■ **STATED TASK**:
What number of lines hold the word "this"? State that number and nothing besides.

■ **RECORDED DATA**:
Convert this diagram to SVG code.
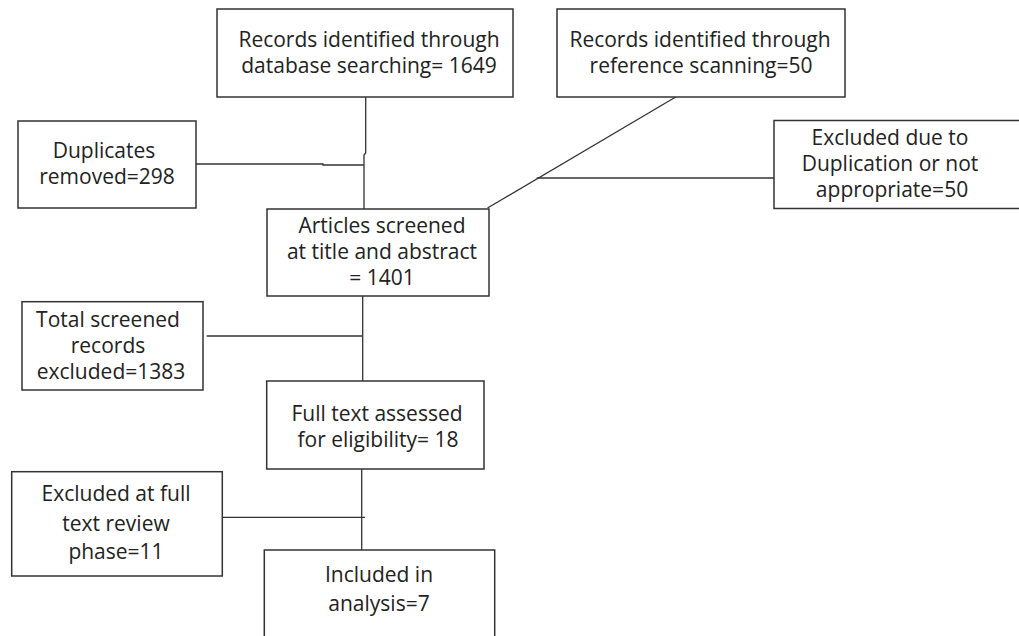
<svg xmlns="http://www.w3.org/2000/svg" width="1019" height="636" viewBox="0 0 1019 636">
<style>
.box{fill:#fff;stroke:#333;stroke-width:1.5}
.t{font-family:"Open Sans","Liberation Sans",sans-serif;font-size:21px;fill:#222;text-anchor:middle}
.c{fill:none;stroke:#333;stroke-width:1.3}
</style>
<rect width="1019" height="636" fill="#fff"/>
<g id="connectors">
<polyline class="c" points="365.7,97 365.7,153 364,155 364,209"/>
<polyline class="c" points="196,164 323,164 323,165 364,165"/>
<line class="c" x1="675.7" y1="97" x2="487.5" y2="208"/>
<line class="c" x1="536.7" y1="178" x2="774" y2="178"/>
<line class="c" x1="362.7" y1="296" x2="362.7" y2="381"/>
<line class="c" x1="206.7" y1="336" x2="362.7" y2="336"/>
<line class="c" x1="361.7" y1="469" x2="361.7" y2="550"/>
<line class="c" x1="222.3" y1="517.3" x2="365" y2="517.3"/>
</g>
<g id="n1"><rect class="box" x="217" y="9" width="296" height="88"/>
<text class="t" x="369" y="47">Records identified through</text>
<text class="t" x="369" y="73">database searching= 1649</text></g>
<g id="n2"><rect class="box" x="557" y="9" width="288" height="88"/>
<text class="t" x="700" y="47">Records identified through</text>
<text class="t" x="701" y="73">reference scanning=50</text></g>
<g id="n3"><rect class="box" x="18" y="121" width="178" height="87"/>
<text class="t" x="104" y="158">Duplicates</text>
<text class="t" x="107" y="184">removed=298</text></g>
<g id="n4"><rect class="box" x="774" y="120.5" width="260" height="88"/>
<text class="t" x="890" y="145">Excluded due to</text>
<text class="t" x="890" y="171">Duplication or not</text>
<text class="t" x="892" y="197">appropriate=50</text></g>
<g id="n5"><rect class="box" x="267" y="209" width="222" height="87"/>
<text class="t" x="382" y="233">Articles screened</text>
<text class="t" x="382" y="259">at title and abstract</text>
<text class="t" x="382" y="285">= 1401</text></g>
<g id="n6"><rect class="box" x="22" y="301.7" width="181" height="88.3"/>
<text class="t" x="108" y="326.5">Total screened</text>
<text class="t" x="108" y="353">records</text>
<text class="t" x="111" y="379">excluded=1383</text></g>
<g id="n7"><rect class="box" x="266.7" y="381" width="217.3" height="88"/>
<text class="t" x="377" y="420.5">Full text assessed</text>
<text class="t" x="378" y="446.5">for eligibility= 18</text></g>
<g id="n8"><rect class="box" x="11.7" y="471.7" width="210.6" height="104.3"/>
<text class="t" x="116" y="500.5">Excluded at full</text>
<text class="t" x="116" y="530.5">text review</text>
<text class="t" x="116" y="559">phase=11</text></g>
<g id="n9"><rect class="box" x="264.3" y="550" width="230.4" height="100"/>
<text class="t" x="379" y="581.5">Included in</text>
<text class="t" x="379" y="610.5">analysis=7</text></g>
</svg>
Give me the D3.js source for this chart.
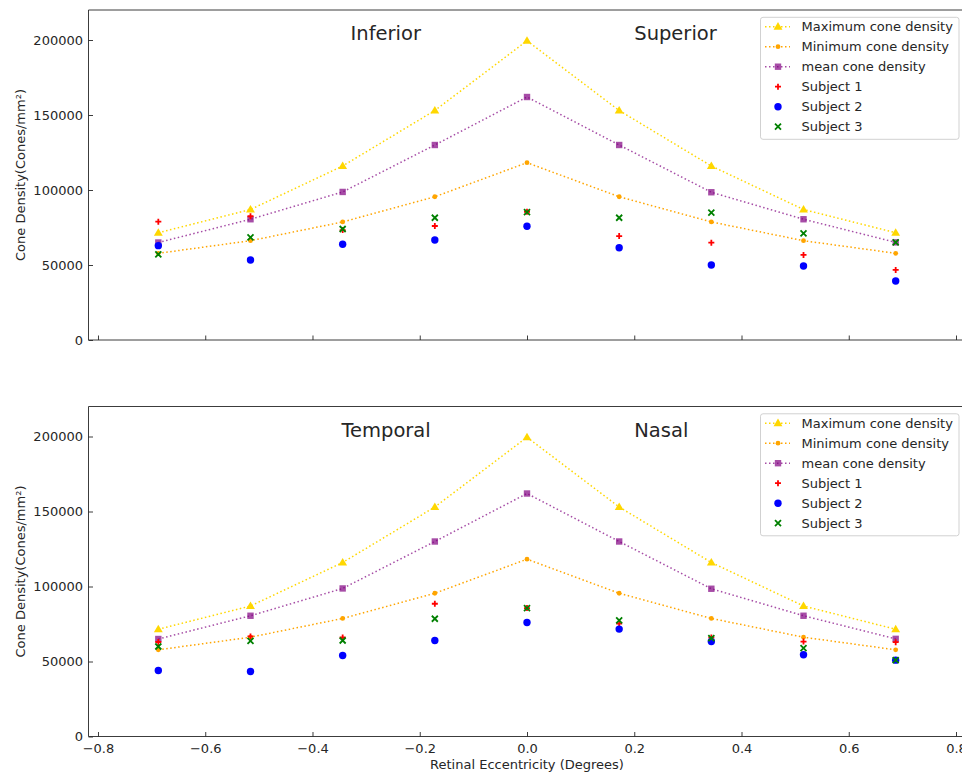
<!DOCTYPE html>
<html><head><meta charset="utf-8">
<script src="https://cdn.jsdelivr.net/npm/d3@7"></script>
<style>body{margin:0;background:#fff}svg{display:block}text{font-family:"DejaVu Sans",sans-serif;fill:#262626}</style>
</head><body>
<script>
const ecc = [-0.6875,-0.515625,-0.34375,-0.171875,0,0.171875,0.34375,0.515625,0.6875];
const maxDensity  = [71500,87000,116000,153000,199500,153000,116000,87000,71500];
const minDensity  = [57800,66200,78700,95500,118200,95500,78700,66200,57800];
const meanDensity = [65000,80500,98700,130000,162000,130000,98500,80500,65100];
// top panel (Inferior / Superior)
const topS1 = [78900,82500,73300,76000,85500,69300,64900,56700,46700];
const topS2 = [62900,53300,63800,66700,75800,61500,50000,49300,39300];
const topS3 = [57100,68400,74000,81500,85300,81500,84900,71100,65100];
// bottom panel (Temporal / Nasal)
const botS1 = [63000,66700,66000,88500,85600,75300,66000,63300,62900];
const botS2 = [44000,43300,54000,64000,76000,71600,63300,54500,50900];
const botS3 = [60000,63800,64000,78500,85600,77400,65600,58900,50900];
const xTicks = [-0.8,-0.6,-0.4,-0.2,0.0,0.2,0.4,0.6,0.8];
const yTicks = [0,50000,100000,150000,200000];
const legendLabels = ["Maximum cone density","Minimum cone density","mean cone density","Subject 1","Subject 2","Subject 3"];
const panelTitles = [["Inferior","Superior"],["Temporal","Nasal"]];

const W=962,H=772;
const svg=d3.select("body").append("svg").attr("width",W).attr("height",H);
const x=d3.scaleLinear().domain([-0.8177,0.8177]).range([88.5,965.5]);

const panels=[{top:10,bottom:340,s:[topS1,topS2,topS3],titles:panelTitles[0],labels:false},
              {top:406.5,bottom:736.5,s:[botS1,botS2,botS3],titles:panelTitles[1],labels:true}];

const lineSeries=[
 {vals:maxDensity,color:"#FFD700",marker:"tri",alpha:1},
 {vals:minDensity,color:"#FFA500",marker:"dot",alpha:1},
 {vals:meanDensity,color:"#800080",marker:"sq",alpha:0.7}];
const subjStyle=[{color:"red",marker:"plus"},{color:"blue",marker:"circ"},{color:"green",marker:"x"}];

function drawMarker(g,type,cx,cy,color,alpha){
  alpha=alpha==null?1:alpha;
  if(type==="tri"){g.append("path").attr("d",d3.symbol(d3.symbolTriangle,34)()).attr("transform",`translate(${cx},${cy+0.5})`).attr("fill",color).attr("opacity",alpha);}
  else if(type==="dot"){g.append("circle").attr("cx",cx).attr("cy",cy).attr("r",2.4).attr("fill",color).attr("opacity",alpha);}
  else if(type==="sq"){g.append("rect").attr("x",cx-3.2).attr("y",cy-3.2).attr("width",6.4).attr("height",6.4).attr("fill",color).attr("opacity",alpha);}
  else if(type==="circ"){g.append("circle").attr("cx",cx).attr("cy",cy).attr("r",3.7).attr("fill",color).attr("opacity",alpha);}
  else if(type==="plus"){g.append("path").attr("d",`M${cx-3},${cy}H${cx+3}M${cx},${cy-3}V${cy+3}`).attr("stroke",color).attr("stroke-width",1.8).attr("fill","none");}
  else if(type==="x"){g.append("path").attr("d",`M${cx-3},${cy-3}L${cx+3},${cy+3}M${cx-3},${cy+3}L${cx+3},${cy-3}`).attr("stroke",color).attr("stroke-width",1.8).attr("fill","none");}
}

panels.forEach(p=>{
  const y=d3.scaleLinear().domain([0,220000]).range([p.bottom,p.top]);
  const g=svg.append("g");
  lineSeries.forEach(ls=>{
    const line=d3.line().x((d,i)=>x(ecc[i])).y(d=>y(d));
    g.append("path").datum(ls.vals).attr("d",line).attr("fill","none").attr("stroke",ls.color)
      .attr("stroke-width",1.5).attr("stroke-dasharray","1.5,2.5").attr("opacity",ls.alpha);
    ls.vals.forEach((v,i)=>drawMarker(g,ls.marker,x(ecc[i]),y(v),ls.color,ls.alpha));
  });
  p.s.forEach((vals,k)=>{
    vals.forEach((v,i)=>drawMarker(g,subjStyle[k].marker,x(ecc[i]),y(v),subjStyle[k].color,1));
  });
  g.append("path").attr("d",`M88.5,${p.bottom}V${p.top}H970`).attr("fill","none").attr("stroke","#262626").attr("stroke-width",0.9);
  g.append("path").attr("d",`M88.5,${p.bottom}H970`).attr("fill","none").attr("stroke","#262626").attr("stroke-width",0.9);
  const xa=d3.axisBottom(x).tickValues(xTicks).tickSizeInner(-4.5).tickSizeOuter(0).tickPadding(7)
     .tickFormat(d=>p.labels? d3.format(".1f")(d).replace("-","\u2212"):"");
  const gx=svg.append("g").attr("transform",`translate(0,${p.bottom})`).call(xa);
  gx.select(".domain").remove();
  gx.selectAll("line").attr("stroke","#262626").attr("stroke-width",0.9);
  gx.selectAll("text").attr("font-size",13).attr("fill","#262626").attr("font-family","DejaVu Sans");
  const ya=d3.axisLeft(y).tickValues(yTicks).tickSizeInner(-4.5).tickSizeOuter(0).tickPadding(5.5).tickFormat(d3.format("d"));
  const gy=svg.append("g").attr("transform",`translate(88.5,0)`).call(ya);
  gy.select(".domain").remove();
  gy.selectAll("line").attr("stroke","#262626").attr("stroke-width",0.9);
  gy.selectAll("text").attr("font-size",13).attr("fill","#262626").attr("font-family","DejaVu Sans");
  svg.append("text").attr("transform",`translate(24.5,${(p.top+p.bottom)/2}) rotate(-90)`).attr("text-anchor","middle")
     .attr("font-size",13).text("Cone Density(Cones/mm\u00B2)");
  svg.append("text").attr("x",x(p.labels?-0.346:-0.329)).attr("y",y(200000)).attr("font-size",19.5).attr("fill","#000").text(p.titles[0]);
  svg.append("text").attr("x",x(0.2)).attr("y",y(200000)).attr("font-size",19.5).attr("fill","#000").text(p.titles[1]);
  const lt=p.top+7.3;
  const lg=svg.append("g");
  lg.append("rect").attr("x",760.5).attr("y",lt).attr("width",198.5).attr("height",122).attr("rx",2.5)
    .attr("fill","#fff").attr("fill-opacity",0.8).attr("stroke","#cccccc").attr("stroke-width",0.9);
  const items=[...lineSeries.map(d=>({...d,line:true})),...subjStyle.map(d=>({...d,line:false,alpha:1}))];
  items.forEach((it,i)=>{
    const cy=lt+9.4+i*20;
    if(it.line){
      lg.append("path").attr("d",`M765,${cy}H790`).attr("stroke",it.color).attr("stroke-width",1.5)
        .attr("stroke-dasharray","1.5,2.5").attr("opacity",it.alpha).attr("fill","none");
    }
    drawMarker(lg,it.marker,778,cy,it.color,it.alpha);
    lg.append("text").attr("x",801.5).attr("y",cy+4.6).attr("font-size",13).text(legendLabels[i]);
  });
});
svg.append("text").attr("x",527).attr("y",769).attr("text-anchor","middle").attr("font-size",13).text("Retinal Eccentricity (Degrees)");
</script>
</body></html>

■ **EXERCISE OUTPUT**:
2